ESPN laid off 100 employees on April 26. The sports network let go NFL reporter Ed Werder and Jayson Stark along with other on-air and online staff. (Amber Ferguson/The Washington Post)

In the wake of ESPN’s mass firings, news of which continued into Thursday, some joked that it might be easier to list network employees who weren’t fired. Others took the next step by pointing out certain ESPN figures who they would have preferred to see laid off.

Given that Stephen A. Smith is arguably ESPN’s best-known personality and, less arguably, its most polarizing, it was inevitable that his would be a prominent name pointed out by those arguing that, if the network had to let some people go, he should have been among them. It was also inevitable, given Smith’s personality, that he would use one of his platforms to fire back.

On his ESPN radio show Thursday, Smith took issue with one source of criticism in particular: Jeff Pearlman, an author and former writer for Sports Illustrated and ESPN. On Wednesday, Pearlman posted a short essay claiming that by firing so many reporters while keeping Smith and his “$3.5 million-per-year salary,” ESPN was contributing to “the decline of good journalism.”

“Our zest for a well-reported story has been overtaken for the mindless carnival barkings of hacks like Stephen A. and Skip Bayless,” Pearlman wrote. Well, there was no way Smith was going to take that lying down.

Smith began by saying that he hesitated to “address contemporaries in our business,” adding, “I respect my colleagues too much to go tit-for-tat with anybody.” But, he said, “I’m going to ask Mr. Jeff Pearlman, and all the Jeff Pearlmans of the world, a simple question: Why are you focusing on me? There are people in our business who actually get paid more, who do less and produce less. Why are you not talking about them?”

At that point, Smith began to get more agitated, his voice rising in a manner familiar to viewers of “First Take.” His aim was to highlight what he saw as “hypocrisy.”

“Like when they say to me, ‘Screamin’ A.’ — I’m the only dude on the air who’s loud?” Smith said. “I know plenty of white dudes who are screaming and going off. They’re called passionate. I’m called loud.”

Pearlman had made clear in his essay that his ire was mainly at ESPN, saying, “This is not Stephen A. Smith’s fault.” Noting Smith’s “long and storied career as a reporter,” Pearlman wrote that Smith simply “adapted to the times, surrendered his integrity card and went full-blown Ringling Bros. And it worked. He’s getting paid; … he’s The Man — even if that status is flimsy, transparent and utterly void of substance.”

“Your numbers are wrong, Mr. Pearlman, but that’s beside the point,” Smith said in his rebuttal. “The real issue at hand is, what you’re bringing into question are my qualifications.”

Smith then listed his many steps to “First Take” stardom, touching on his education, professional internships and climb up the journalism-industry ladder, “ultimately becoming one of only 21 African American columnists in the history of this country.” He barked, “That is a résumé!”

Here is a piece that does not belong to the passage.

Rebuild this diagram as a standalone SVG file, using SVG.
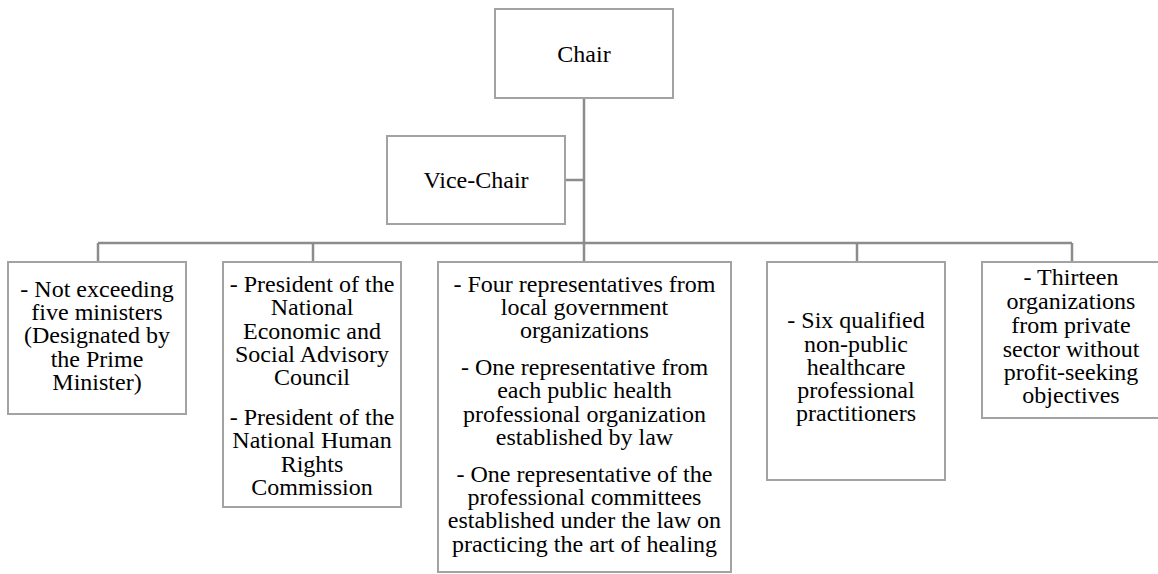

Smith made a point of listing some of Pearlman’s professional accomplishments, saying, “I’m not going to hate on his credentials and act like they’re nonexistent.” He suggested that Pearlman was “coming to the defense” of his friends at the expense of others and claimed that he was not going to use ESPN’s firings “as an opportunity to talk about who should be gone and who shouldn’t.

“But if I were to be that lowlife,” Smith continued, “at least I would have the decency to recognize someone’s credentials. I used to be a journalist? … I came up in this industry at a time where you had to be a journalist. You had to break stories.  You had to break news to elevate your career to get to a certain point and a certain level in this business, before you even had the license to give your opinion, especially if you were a black man.

“Mr. Pearlman’s not black, maybe that’s why he doesn’t understand where I’m coming from. Maybe that’s why he’s so quick to talk about what I have deserved. I gave y’all my résumé. … My credentials speak for themselves. I’m so sick and tired of people coming at me.”

Smith’s main contention was that he had “earned” his current position. He claimed that “what the Pearlmans of the world and others want to do is take a loudmouth black person and act like I’m just a loudmouth. They want to ignore the credentials.”

That didn’t actually appear to be Pearlman’s point. Rather, he was arguing that ESPN’s choice to retain a pundit such as Smith over “people employed to report, investigate, write,” represented “a shedding of quality.” Pearlman was bemoaning an environment at ESPN that encouraged the likes of Smith to engage in “yelling” and “screaming” and “stewing.” He ended his essay by saying of the ESPN firings, “This is an assault on the profession.”

Smith offered a different interpretation of the layoffs: “ESPN management made a decision: ratings equals revenue, obviously it influences advertisers, ad sales, things of that nature, and when those things are not flowing in abundance, business decisions need to be made.” He noted that “First Take” had very good ratings.